Fine.. all of them are millionaires.
Now a 101'st person wants to buy some stock and the best price he can get is 1001 dollars.
Now all of them are worth MORE than a million dollars!
Now someone wants to sell-- and he can't find a buye for more than 950 dollars.
Instantly-- none of them are millionaires.
Having a million dollars in any asset except cash or bonds isn't real money.
The instant anyone tries to exit-- they lower the value for everyone.
As all 100 people try to exit, some may find the stock is really only worth 100 dollars.
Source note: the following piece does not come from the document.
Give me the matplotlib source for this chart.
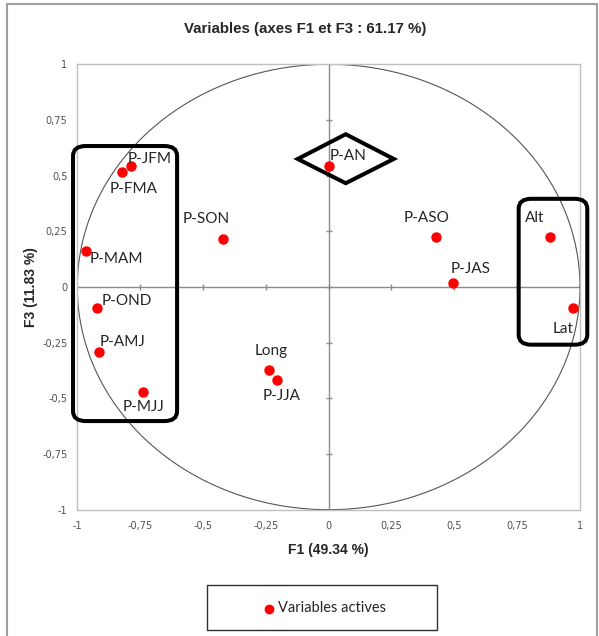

When a stock has a dividend, it has a real value-- that's about 15 to 20x earnings (since you have growth potential + a good yield compared to bonds).
For stocks which have no dividend, the fundamentally have no value.
They used to be worth the breakup value of the company. But now companies are borrowing money with first claim on their assets. So stocks (and increasingly corporate bonds) are worth -- nothing.
And even when you have cash-- it still gets tricky.
If everyone goes to cash, then things get very expensive in terms of cash.
If the government creates a ton of money, the purchasing power of your existing cash drops as inflation raises prices.